*Information shown*

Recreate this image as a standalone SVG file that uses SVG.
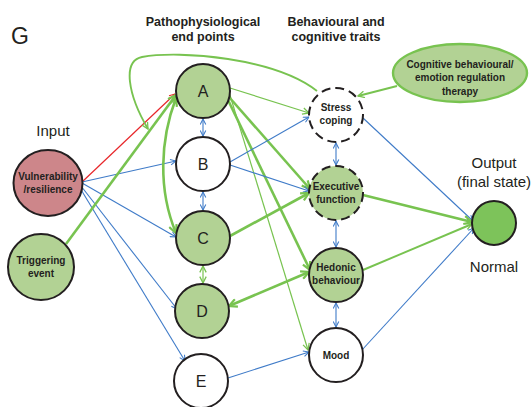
<svg xmlns="http://www.w3.org/2000/svg" width="531" height="407" viewBox="0 0 531 407">
<defs>
<style>
.t{font-family:"Liberation Sans",Arial,sans-serif;fill:#231f20}
.h{font-weight:bold;font-size:12.5px;text-anchor:middle}
.lab{font-size:15px;text-anchor:middle}
.nl{font-size:16px;text-anchor:middle}
.nb{font-weight:bold;font-size:10px;text-anchor:middle}
.node{stroke:#231f20;stroke-width:2}
.g{fill:#b2d294}
.w{fill:#ffffff}
.dash{stroke-dasharray:9 5}
.bl{stroke:#3f7bc8;stroke-width:1.1;fill:none}
.gt{stroke:#78c350;stroke-width:2.6;fill:none}
.gm{stroke:#78c350;stroke-width:1.9;fill:none}
.gs{stroke:#78c350;stroke-width:1.2;fill:none}
.rd{stroke:#e8262a;stroke-width:1.2;fill:none}
</style>
<marker id="ab" viewBox="0 0 10 10" refX="9" refY="5" markerWidth="7" markerHeight="7" markerUnits="userSpaceOnUse" orient="auto-start-reverse"><path d="M1,1 L9,5 L1,9" fill="none" stroke="#3f7bc8" stroke-width="1.5"/></marker>
<marker id="ag" viewBox="0 0 10 10" refX="9" refY="5" markerWidth="10" markerHeight="10" markerUnits="userSpaceOnUse" orient="auto-start-reverse"><path d="M1,1 L9,5 L1,9" fill="none" stroke="#78c350" stroke-width="2.2"/></marker>
<marker id="ags" viewBox="0 0 10 10" refX="9" refY="5" markerWidth="8" markerHeight="8" markerUnits="userSpaceOnUse" orient="auto-start-reverse"><path d="M1,1 L9,5 L1,9" fill="none" stroke="#78c350" stroke-width="1.6"/></marker>
<marker id="ar" viewBox="0 0 10 10" refX="9" refY="5" markerWidth="7" markerHeight="7" markerUnits="userSpaceOnUse" orient="auto"><path d="M1,1 L9,5 L1,9" fill="none" stroke="#e8262a" stroke-width="1.6"/></marker>
</defs>
<rect width="531" height="407" fill="#ffffff"/>

<g id="labels">
<text class="t" x="11" y="44" font-size="23">G</text>
<text class="t h" x="203" y="26">Pathophysiological</text>
<text class="t h" x="203" y="41">end points</text>
<text class="t h" x="336" y="26">Behavioural and</text>
<text class="t h" x="336" y="41">cognitive traits</text>
<text class="t lab" x="53" y="136">Input</text>
<text class="t lab" x="494" y="168">Output</text>
<text class="t lab" x="494" y="187">(final state)</text>
<text class="t lab" x="494" y="272">Normal</text>
</g>

<g id="connectors">
<path class="rd" d="M82,182 L175,94" marker-end="url(#ar)"/>
<path class="bl" d="M82,182 L176,161" marker-end="url(#ab)"/>
<path class="bl" d="M82,183 L176,237" marker-end="url(#ab)"/>
<path class="bl" d="M81,186 L177,309" marker-end="url(#ab)"/>
<path class="bl" d="M80,188 L185,361" marker-end="url(#ab)"/>
<path class="gt" d="M66,244 L176,95" marker-end="url(#ag)"/>
<path class="gm" d="M317,91 C275,58 180,50 142,57 C122,61 128,95 148,129" marker-end="url(#ags)"/>
<path class="gt" d="M176,98 C160,140 158,190 176,233" marker-start="url(#ag)" marker-end="url(#ag)"/>
<path class="gs" d="M230,88 L309,113" marker-end="url(#ags)"/>
<path class="gt" d="M229,97 L310,189" marker-end="url(#ag)"/>
<path class="gt" d="M228,100 L310,270" marker-end="url(#ag)"/>
<path class="gs" d="M229,92 L308,350" marker-end="url(#ags)"/>
<path class="bl" d="M230,162 L309,117" marker-end="url(#ab)"/>
<path class="bl" d="M230,165 L309,191" marker-end="url(#ab)"/>
<path class="gt" d="M230,236 L309,193" marker-end="url(#ag)"/>
<path class="gt" d="M229,306 L309,272" marker-start="url(#ag)" marker-end="url(#ag)"/>
<path class="bl" d="M228,378 L309,352" marker-end="url(#ab)"/>
<path class="bl" d="M363,118 L473,221" marker-end="url(#ab)"/>
<path class="gt" d="M363,195 L472,222" marker-end="url(#ag)"/>
<path class="gm" d="M363,270 L472,224" marker-end="url(#ags)"/>
<path class="bl" d="M362,350 L474,228" marker-end="url(#ab)"/>
<path class="gm" d="M397,86 L358,96" stroke-width="2.2" marker-end="url(#ags)"/>
<path class="bl" d="M203,119 L203,136" marker-start="url(#ab)" marker-end="url(#ab)"/>
<path class="bl" d="M203,192 L203,210" marker-start="url(#ab)" marker-end="url(#ab)"/>
<path class="gs" d="M203,266 L203,283" marker-start="url(#ags)" marker-end="url(#ags)"/>
<path class="bl" d="M336,143 L336,165" stroke-width="1.6" marker-start="url(#ab)" marker-end="url(#ab)"/>
<path class="bl" d="M336,221 L336,247" marker-start="url(#ab)" marker-end="url(#ab)"/>
<path class="bl" d="M336,303 L336,327" marker-start="url(#ab)" marker-end="url(#ab)"/>
</g>

<g id="node-vulnerability"><ellipse class="node" cx="48" cy="183" rx="34.5" ry="33" fill="#cd868a"/><text class="t nb" x="48" y="180" font-size="10.5">Vulnerability</text><text class="t nb" x="48" y="193" font-size="10.5">/resilience</text></g>
<g id="node-triggering"><circle class="node g" cx="41" cy="267" r="33"/><text class="t nb" x="41" y="264" font-size="10.3">Triggering</text><text class="t nb" x="41" y="277" font-size="10.3">event</text></g>
<g id="node-A"><circle class="node g" cx="203" cy="91" r="27"/><text class="t nl" x="203" y="97">A</text></g>
<g id="node-B"><circle class="node w" cx="203" cy="164" r="27"/><text class="t nl" x="203" y="170">B</text></g>
<g id="node-C"><circle class="node g" cx="203" cy="238" r="27"/><text class="t nl" x="203" y="244">C</text></g>
<g id="node-D"><circle class="node g" cx="202" cy="311" r="27"/><text class="t nl" x="202" y="317">D</text></g>
<g id="node-E"><circle class="node w" cx="201" cy="381" r="27"/><text class="t nl" x="201" y="387">E</text></g>
<g id="node-stress"><circle class="node w dash" cx="336" cy="115" r="27"/><text class="t nb" x="336" y="111">Stress</text><text class="t nb" x="336" y="124">coping</text></g>
<g id="node-executive"><circle class="node g dash" cx="336" cy="193" r="27"/><text class="t nb" x="336" y="190">Executive</text><text class="t nb" x="336" y="203">function</text></g>
<g id="node-hedonic"><circle class="node g" cx="336" cy="275" r="27"/><text class="t nb" x="336" y="271">Hedonic</text><text class="t nb" x="336" y="284">behaviour</text></g>
<g id="node-mood"><circle class="node w" cx="336" cy="355" r="27"/><text class="t nb" x="336" y="359">Mood</text></g>
<g id="node-output"><circle class="node" cx="494" cy="223" r="22" fill="#7dc35a"/></g>
<g id="node-therapy"><ellipse cx="460" cy="73" rx="67" ry="29" fill="#b2d294" stroke="#78c350" stroke-width="2.4"/><text class="t nb" x="460" y="68" font-size="11">Cognitive behavioural/</text><text class="t nb" x="460" y="81" font-size="11">emotion regulation</text><text class="t nb" x="460" y="95" font-size="11">therapy</text></g>
</svg>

*Work to do*
Go through the data above and transcribe it in full, omitting any image.

*In response*
Recreate this image as a standalone SVG file that uses SVG.
<svg xmlns="http://www.w3.org/2000/svg" width="531" height="407" viewBox="0 0 531 407">
<defs>
<style>
.t{font-family:"Liberation Sans",Arial,sans-serif;fill:#231f20}
.h{font-weight:bold;font-size:12.5px;text-anchor:middle}
.lab{font-size:15px;text-anchor:middle}
.nl{font-size:16px;text-anchor:middle}
.nb{font-weight:bold;font-size:10px;text-anchor:middle}
.node{stroke:#231f20;stroke-width:2}
.g{fill:#b2d294}
.w{fill:#ffffff}
.dash{stroke-dasharray:9 5}
.bl{stroke:#3f7bc8;stroke-width:1.1;fill:none}
.gt{stroke:#78c350;stroke-width:2.6;fill:none}
.gm{stroke:#78c350;stroke-width:1.9;fill:none}
.gs{stroke:#78c350;stroke-width:1.2;fill:none}
.rd{stroke:#e8262a;stroke-width:1.2;fill:none}
</style>
<marker id="ab" viewBox="0 0 10 10" refX="9" refY="5" markerWidth="7" markerHeight="7" markerUnits="userSpaceOnUse" orient="auto-start-reverse"><path d="M1,1 L9,5 L1,9" fill="none" stroke="#3f7bc8" stroke-width="1.5"/></marker>
<marker id="ag" viewBox="0 0 10 10" refX="9" refY="5" markerWidth="10" markerHeight="10" markerUnits="userSpaceOnUse" orient="auto-start-reverse"><path d="M1,1 L9,5 L1,9" fill="none" stroke="#78c350" stroke-width="2.2"/></marker>
<marker id="ags" viewBox="0 0 10 10" refX="9" refY="5" markerWidth="8" markerHeight="8" markerUnits="userSpaceOnUse" orient="auto-start-reverse"><path d="M1,1 L9,5 L1,9" fill="none" stroke="#78c350" stroke-width="1.6"/></marker>
<marker id="ar" viewBox="0 0 10 10" refX="9" refY="5" markerWidth="7" markerHeight="7" markerUnits="userSpaceOnUse" orient="auto"><path d="M1,1 L9,5 L1,9" fill="none" stroke="#e8262a" stroke-width="1.6"/></marker>
</defs>
<rect width="531" height="407" fill="#ffffff"/>

<g id="labels">
<text class="t" x="11" y="44" font-size="23">G</text>
<text class="t h" x="203" y="26">Pathophysiological</text>
<text class="t h" x="203" y="41">end points</text>
<text class="t h" x="336" y="26">Behavioural and</text>
<text class="t h" x="336" y="41">cognitive traits</text>
<text class="t lab" x="53" y="136">Input</text>
<text class="t lab" x="494" y="168">Output</text>
<text class="t lab" x="494" y="187">(final state)</text>
<text class="t lab" x="494" y="272">Normal</text>
</g>

<g id="connectors">
<path class="rd" d="M82,182 L175,94" marker-end="url(#ar)"/>
<path class="bl" d="M82,182 L176,161" marker-end="url(#ab)"/>
<path class="bl" d="M82,183 L176,237" marker-end="url(#ab)"/>
<path class="bl" d="M81,186 L177,309" marker-end="url(#ab)"/>
<path class="bl" d="M80,188 L185,361" marker-end="url(#ab)"/>
<path class="gt" d="M66,244 L176,95" marker-end="url(#ag)"/>
<path class="gm" d="M317,91 C275,58 180,50 142,57 C122,61 128,95 148,129" marker-end="url(#ags)"/>
<path class="gt" d="M176,98 C160,140 158,190 176,233" marker-start="url(#ag)" marker-end="url(#ag)"/>
<path class="gs" d="M230,88 L309,113" marker-end="url(#ags)"/>
<path class="gt" d="M229,97 L310,189" marker-end="url(#ag)"/>
<path class="gt" d="M228,100 L310,270" marker-end="url(#ag)"/>
<path class="gs" d="M229,92 L308,350" marker-end="url(#ags)"/>
<path class="bl" d="M230,162 L309,117" marker-end="url(#ab)"/>
<path class="bl" d="M230,165 L309,191" marker-end="url(#ab)"/>
<path class="gt" d="M230,236 L309,193" marker-end="url(#ag)"/>
<path class="gt" d="M229,306 L309,272" marker-start="url(#ag)" marker-end="url(#ag)"/>
<path class="bl" d="M228,378 L309,352" marker-end="url(#ab)"/>
<path class="bl" d="M363,118 L473,221" marker-end="url(#ab)"/>
<path class="gt" d="M363,195 L472,222" marker-end="url(#ag)"/>
<path class="gm" d="M363,270 L472,224" marker-end="url(#ags)"/>
<path class="bl" d="M362,350 L474,228" marker-end="url(#ab)"/>
<path class="gm" d="M397,86 L358,96" stroke-width="2.2" marker-end="url(#ags)"/>
<path class="bl" d="M203,119 L203,136" marker-start="url(#ab)" marker-end="url(#ab)"/>
<path class="bl" d="M203,192 L203,210" marker-start="url(#ab)" marker-end="url(#ab)"/>
<path class="gs" d="M203,266 L203,283" marker-start="url(#ags)" marker-end="url(#ags)"/>
<path class="bl" d="M336,143 L336,165" stroke-width="1.6" marker-start="url(#ab)" marker-end="url(#ab)"/>
<path class="bl" d="M336,221 L336,247" marker-start="url(#ab)" marker-end="url(#ab)"/>
<path class="bl" d="M336,303 L336,327" marker-start="url(#ab)" marker-end="url(#ab)"/>
</g>

<g id="node-vulnerability"><ellipse class="node" cx="48" cy="183" rx="34.5" ry="33" fill="#cd868a"/><text class="t nb" x="48" y="180" font-size="10.5">Vulnerability</text><text class="t nb" x="48" y="193" font-size="10.5">/resilience</text></g>
<g id="node-triggering"><circle class="node g" cx="41" cy="267" r="33"/><text class="t nb" x="41" y="264" font-size="10.3">Triggering</text><text class="t nb" x="41" y="277" font-size="10.3">event</text></g>
<g id="node-A"><circle class="node g" cx="203" cy="91" r="27"/><text class="t nl" x="203" y="97">A</text></g>
<g id="node-B"><circle class="node w" cx="203" cy="164" r="27"/><text class="t nl" x="203" y="170">B</text></g>
<g id="node-C"><circle class="node g" cx="203" cy="238" r="27"/><text class="t nl" x="203" y="244">C</text></g>
<g id="node-D"><circle class="node g" cx="202" cy="311" r="27"/><text class="t nl" x="202" y="317">D</text></g>
<g id="node-E"><circle class="node w" cx="201" cy="381" r="27"/><text class="t nl" x="201" y="387">E</text></g>
<g id="node-stress"><circle class="node w dash" cx="336" cy="115" r="27"/><text class="t nb" x="336" y="111">Stress</text><text class="t nb" x="336" y="124">coping</text></g>
<g id="node-executive"><circle class="node g dash" cx="336" cy="193" r="27"/><text class="t nb" x="336" y="190">Executive</text><text class="t nb" x="336" y="203">function</text></g>
<g id="node-hedonic"><circle class="node g" cx="336" cy="275" r="27"/><text class="t nb" x="336" y="271">Hedonic</text><text class="t nb" x="336" y="284">behaviour</text></g>
<g id="node-mood"><circle class="node w" cx="336" cy="355" r="27"/><text class="t nb" x="336" y="359">Mood</text></g>
<g id="node-output"><circle class="node" cx="494" cy="223" r="22" fill="#7dc35a"/></g>
<g id="node-therapy"><ellipse cx="460" cy="73" rx="67" ry="29" fill="#b2d294" stroke="#78c350" stroke-width="2.4"/><text class="t nb" x="460" y="68" font-size="11">Cognitive behavioural/</text><text class="t nb" x="460" y="81" font-size="11">emotion regulation</text><text class="t nb" x="460" y="95" font-size="11">therapy</text></g>
</svg>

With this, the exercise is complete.